Are you actually trying to run the database from both sides of a SAN at the same time? Is this a "standard" SAN such as, say, EMC-square or Fujitsu or IBM or one of the other commercial SAN boxes? This is a true SAN, right? In the sense that the remote side of the SAN doesn't even have to have a computer running to have an update complete? It is just a big file server with a secondary internal networked pathway to a partner SAN some distance away, right?
If this is what you have, you cannot do this. I can think of NO case in which this will work reliably without somehow coordinating this. Tell your folks who said "NO LAN" that The_Doc_Man, who works with SANs running from New Orleans to San Diego (a bit more than 190 miles) daily, has told you that you cannot do this. I'm serious. Invite them to provide questions for this thread.

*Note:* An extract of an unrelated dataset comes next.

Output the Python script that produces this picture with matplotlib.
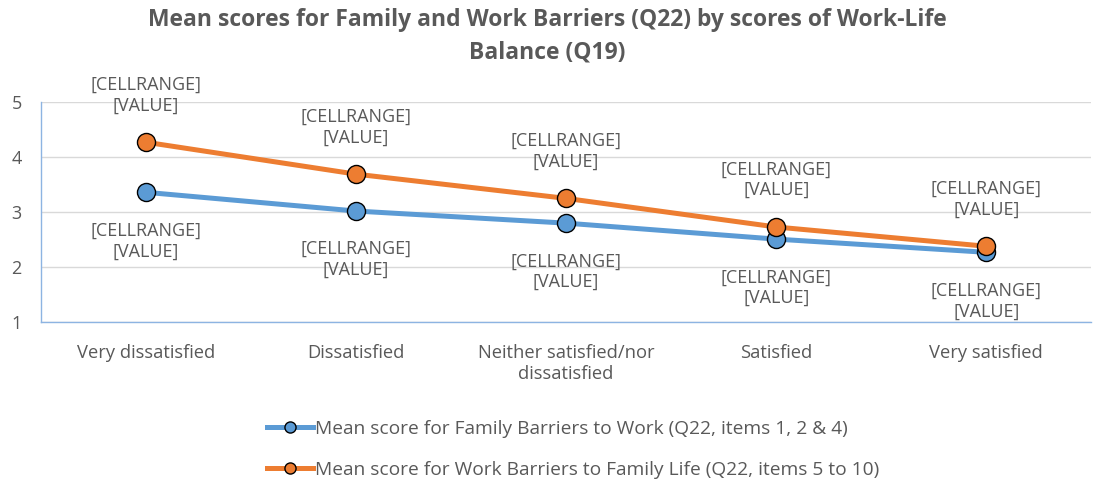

Here is the problem: SANs usually don't understand file systems. They are per-track devices that (typically) send a track at a time from point A to point B. The problem is, the file system at point B never sees the changes made by SAN transfer from point A. Note carefully that I said "File System" and not "Disk." This leads to the problem known as destructive interference.
On a SAN, one side is typically the "master" and the other is the "slave" - which then establishes a preferred direction of data transfer. For sake of discussion, call these sites Primary and Backup sites. (Admittedly, this is just a conventional name for discussion. But there is a hint of experience in making the choice.)
Here is what happens mechanically. The Primary-side SAN hosts disks. Your server modifies files on those disks. The SAN notes that a write occurred to at least one block on a specific track. This causes a "track discrepancy" between the primary and backup sites. So either as a continuous or a scheduled action, the primary side SAN sends a copy of the modified track to the backup-side SAN equivalent disk. Given the distance is 120 miles, I sincerely doubt you have the network infrastructure to provide the "hot network" required for true, "continuous mirror" data replication. You are probably running in a mode that either does burst-mode updates every few minutes, or you run updates on a daily basis only.
OK, let's say that whichever way you are running, an update just occurred. Now, if you are running the database on the backup-side SAN disk, what has just happened is that the data cached in memory no longer matches the data on the disk, because the SAN has a non-system data path for updates. So the file system and its associated caches in the CPU no longer "knows" what is on the disk. And the SAN, being track oriented, is unlikely to know how to properly invalidate the file system cache for the affected tracks. This is the exact moment at which your corruption occurs, and the flaw cannot be corrected as long as you want to run this way.
The problem gets worse. Did you want the machine on the backup-side SAN to make a change that will reach the primary-side SAN? Unlikely because for most SANs I've run into, that direction always loses. If there IS a primary/backup configuration, daily data transfer is one-way. So changes made at site 1 are immediately lost the moment that site 2 runs an update. Or vice versa.
It is database suicide to run active databases on both sides of a SAN at the same time unless you are doing it the way ORACLE wants you to do it - don't replicate the database host disk. Instead, send transaction files separately and apply them. Even with that, if the backup-side Access was making changes, they will be lost.
I cannot stress how dangerous it is to run both sides of a SAN at the same time. Tell the bosses that they can't do this. You can't even run the database in read-only mode from that SAN drive. It just cannot be made to work reliably.
Don't get me wrong. I need my SANs to work correctly so that we can flip function between our New Orleans and San Diego sites when required. But one side is always the master and the other side is always the slave no matter HOW we are running our SAN. It is just the nature of the technology.